Pandas DataFrame.groupby: Group Data in a DataFrame
Pandas DataFrame.groupby
The DataFrame.groupby method in pandas is used to group data in a DataFrame based on one or more columns or criteria. It allows you to split the data into groups, apply functions to each group, and combine the results.
Syntax
The syntax for DataFrame.groupby is:
DataFrame.groupby(by=None, axis=0, level=None, as_index=True, sort=True, group_keys=True, observed=False, dropna=True)Here, DataFrame refers to the pandas DataFrame being grouped.
Parameters
| Parameter | Description |
|---|---|
by | Specifies the criteria for grouping. This can be a column name, list of column names, a function, or a dictionary. |
axis | Specifies the axis along which the grouping is performed.
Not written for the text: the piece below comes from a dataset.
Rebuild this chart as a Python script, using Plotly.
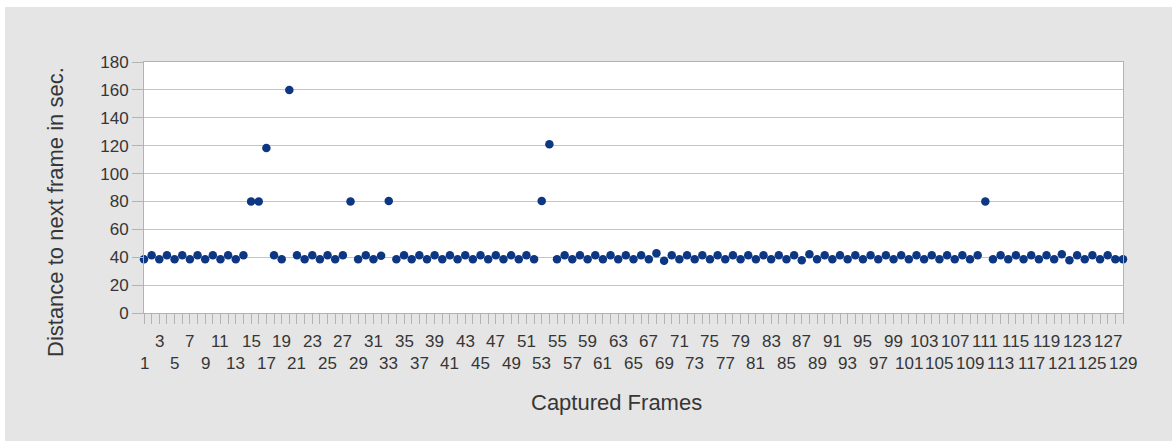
import plotly.graph_objects as go

# ---- data ----
frames = list(range(1, 130))
distance_sec = [
    38.6, 41.4, 38.6, 41.4, 38.6, 41.4, 38.6, 41.4, 38.6, 41.4,
    38.6, 41.4, 38.6, 41.4, 80.0, 80.0, 118.3, 41.4, 38.6, 160.0,
    41.4, 38.6, 41.4, 38.6, 41.4, 38.6, 41.4, 80.0, 38.6, 41.4,
    38.6, 41.0, 80.3, 38.6, 41.4, 38.6, 41.4, 38.6, 41.4, 38.6,
    41.4, 38.6, 41.4, 38.6, 41.4, 38.6, 41.4, 38.6, 41.4, 38.6,
    41.4, 38.6, 80.3, 121.0, 38.6, 41.4, 38.6, 41.4, 38.6, 41.4,
    38.6, 41.4, 38.6, 41.4, 38.6, 41.4, 38.6, 42.8, 37.4, 41.4,
    38.6, 41.4, 38.6, 41.4, 38.6, 41.4, 38.6, 41.4, 38.6, 41.4,
    38.6, 41.4, 38.6, 41.4, 38.6, 41.4, 37.8, 42.2, 38.6, 41.4,
    38.6, 41.4, 38.6, 41.4, 38.6, 41.4, 38.6, 41.4, 38.6, 41.4,
    38.6, 41.4, 38.6, 41.4, 38.6, 41.4, 38.6, 41.4, 38.6, 41.4,
    80.0, 38.6, 41.4, 38.6, 41.4, 38.6, 41.4, 38.6, 41.4, 38.6,
    42.1, 37.9, 41.4, 38.6, 41.4, 38.6, 41.4, 38.6, 38.6,
]
label_frames = frames[::2]          # 1, 3, 5, ... 129
y_ticks = [0, 20, 40, 60, 80, 100, 120, 140, 160, 180]
y_title = "Distance to next frame in sec."
x_title = "Captured Frames"

# ---- layout constants ----
W, H = 1172, 441
ML, MR, MT, MB = 144, 49, 62, 128
PW, PH = W - ML - MR, H - MT - MB
FONT = "Liberation Sans, Arial, sans-serif"
TXT = "#363636"
AXIS = "#b3b3b3"
GRID = "#c4c4c4"
BG = "#e5e5e5"

def px_x(px):
    return (px - ML) / PW

def px_y(py):
    return (H - MB - py) / PH

fig = go.Figure()
fig.add_trace(go.Scatter(
    x=frames, y=distance_sec, mode="markers",
    marker=dict(color="#0d3683", size=8.5, line=dict(width=0)),
    cliponaxis=False, showlegend=False, hoverinfo="skip",
))

annotations = []
for k, f in enumerate(label_frames):
    shift = -50 if k % 2 == 0 else -28
    annotations.append(dict(
        x=f, y=0, xref="x", yref="paper", text=str(f), showarrow=False,
        yanchor="middle", xanchor="center", yshift=shift,
        font=dict(family=FONT, size=17, color=TXT),
    ))
annotations.append(dict(
    x=px_x(55), y=px_y(212), xref="paper", yref="paper", text=y_title,
    showarrow=False, textangle=-90, xanchor="center", yanchor="middle",
    font=dict(family=FONT, size=22, color=TXT),
))
annotations.append(dict(
    x=px_x(616), y=px_y(402), xref="paper", yref="paper", text=x_title,
    showarrow=False, xanchor="center", yanchor="middle",
    font=dict(family=FONT, size=22, color=TXT),
))

shapes = [
    dict(type="rect", xref="paper", yref="paper", layer="below",
         x0=px_x(0), x1=px_x(W), y0=px_y(0), y1=px_y(7),
         fillcolor="white", line=dict(width=0)),
    dict(type="rect", xref="paper", yref="paper", layer="below",
         x0=px_x(0), x1=px_x(5), y0=px_y(H), y1=px_y(0),
         fillcolor="white", line=dict(width=0)),
]

fig.update_layout(
    width=W, height=H, autosize=False,
    margin=dict(l=ML, r=MR, t=MT, b=MB, pad=0),
    paper_bgcolor=BG, plot_bgcolor="white",
    annotations=annotations, shapes=shapes,
    xaxis=dict(
        range=[1, 129], tickmode="array", tickvals=frames, showticklabels=False,
        ticks="outside", ticklen=10, tickcolor=AXIS, tickwidth=1,
        showgrid=False, zeroline=False, showline=True, linecolor=AXIS,
        linewidth=1, mirror=True,
    ),
    yaxis=dict(
        range=[0, 180], tickmode="array", tickvals=y_ticks,
        ticks="outside", ticklen=11, tickcolor=AXIS, tickwidth=1,
        showgrid=True, gridcolor=GRID, gridwidth=1, zeroline=False,
        showline=True, linecolor=AXIS, linewidth=1, mirror=True,
        tickfont=dict(family=FONT, size=17, color=TXT),
    ),
)

fig.write_html(
    "out.html",
    config={"displayModeBar": False},
    post_script="document.body.style.margin='0';document.body.style.overflow='hidden';",
)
Use 0 or 'index' to group by rows, and 1 or 'columns' to group by columns. Defaults to 0. |
level | Specifies the level(s) of a MultiIndex to group by. Used when grouping by index levels. |
as_index | If True, the grouped columns become the index of the result. Defaults to True. |
sort | If True, the group keys are sorted. Defaults to True. |
group_keys | If True, group keys are added to the index to identify pieces of the original DataFrame. Defaults to True. |
observed | If True, only observed values for categorical groupers are used. Defaults to False. |
dropna | If True, rows with missing values in the group key are dropped. Defaults to True. |
Returns
A GroupBy object, which can be used to apply aggregation, transformation, or filtering operations to the grouped data.
Examples
Grouping a DataFrame by a Single Column
This example demonstrates how to use groupby to group a DataFrame by a single column and calculate the mean of each group.
Python Program
import pandas as pd
# Create a DataFrame
df = pd.DataFrame({
'Category': ['A', 'B', 'A', 'B', 'A'],
'Values': [10, 20, 30, 40, 50]
})
# Group by the 'Category' column and calculate the mean
result = df.groupby('Category').mean()
print(result)Output
Values
Category
A 30
B 30Grouping a DataFrame by Multiple Columns
This example shows how to use groupby to group a DataFrame by multiple columns and calculate the sum of each group.
Python Program
import pandas as pd
# Create a DataFrame
df = pd.DataFrame({
'Category': ['A', 'B', 'A', 'B', 'A'],
'Subcategory': ['X', 'X', 'Y', 'Y', 'X'],
'Values': [10, 20, 30, 40, 50]
})
# Group by 'Category' and 'Subcategory' columns and calculate the sum
result = df.groupby(['Category', 'Subcategory']).sum()
print(result)Output
Values
Category Subcategory
A X 60
Y 30
B X 20
Y 40Grouping a DataFrame and Applying Multiple Aggregations
This example demonstrates how to use groupby to group a DataFrame and apply multiple aggregation functions (e.g., sum and mean) to each group.
Python Program
import pandas as pd
# Create a DataFrame
df = pd.DataFrame({
'Category': ['A', 'B', 'A', 'B', 'A'],
'Values': [10, 20, 30, 40, 50]
})
# Group by the 'Category' column and apply multiple aggregations
result = df.groupby('Category').agg(['sum', 'mean'])
print(result)Output
Values
sum mean
Category
A 90 30
B 60 30Grouping a DataFrame and Filtering Groups
This example shows how to use groupby to filter groups based on a condition (e.g., groups with a sum greater than 50).
Python Program
import pandas as pd
# Create a DataFrame
df = pd.DataFrame({
'Category': ['A', 'B', 'A', 'B', 'A'],
'Values': [10, 20, 30, 40, 50]
})
# Group by the 'Category' column and filter groups
result = df.groupby('Category').filter(lambda x: x['Values'].sum() > 50)
print(result)Output
Category Values
0 A 10
2 A 30
4 A 50Summary
In this tutorial, we explored the DataFrame.groupby method in pandas. Key takeaways include:
- Using
groupbyto group data in a DataFrame by one or more columns. - Applying aggregation functions (e.g.,
sum,mean) to grouped data. - Filtering groups based on specific conditions.
- Understanding the parameters of
groupby, such asby,axis, anddropna.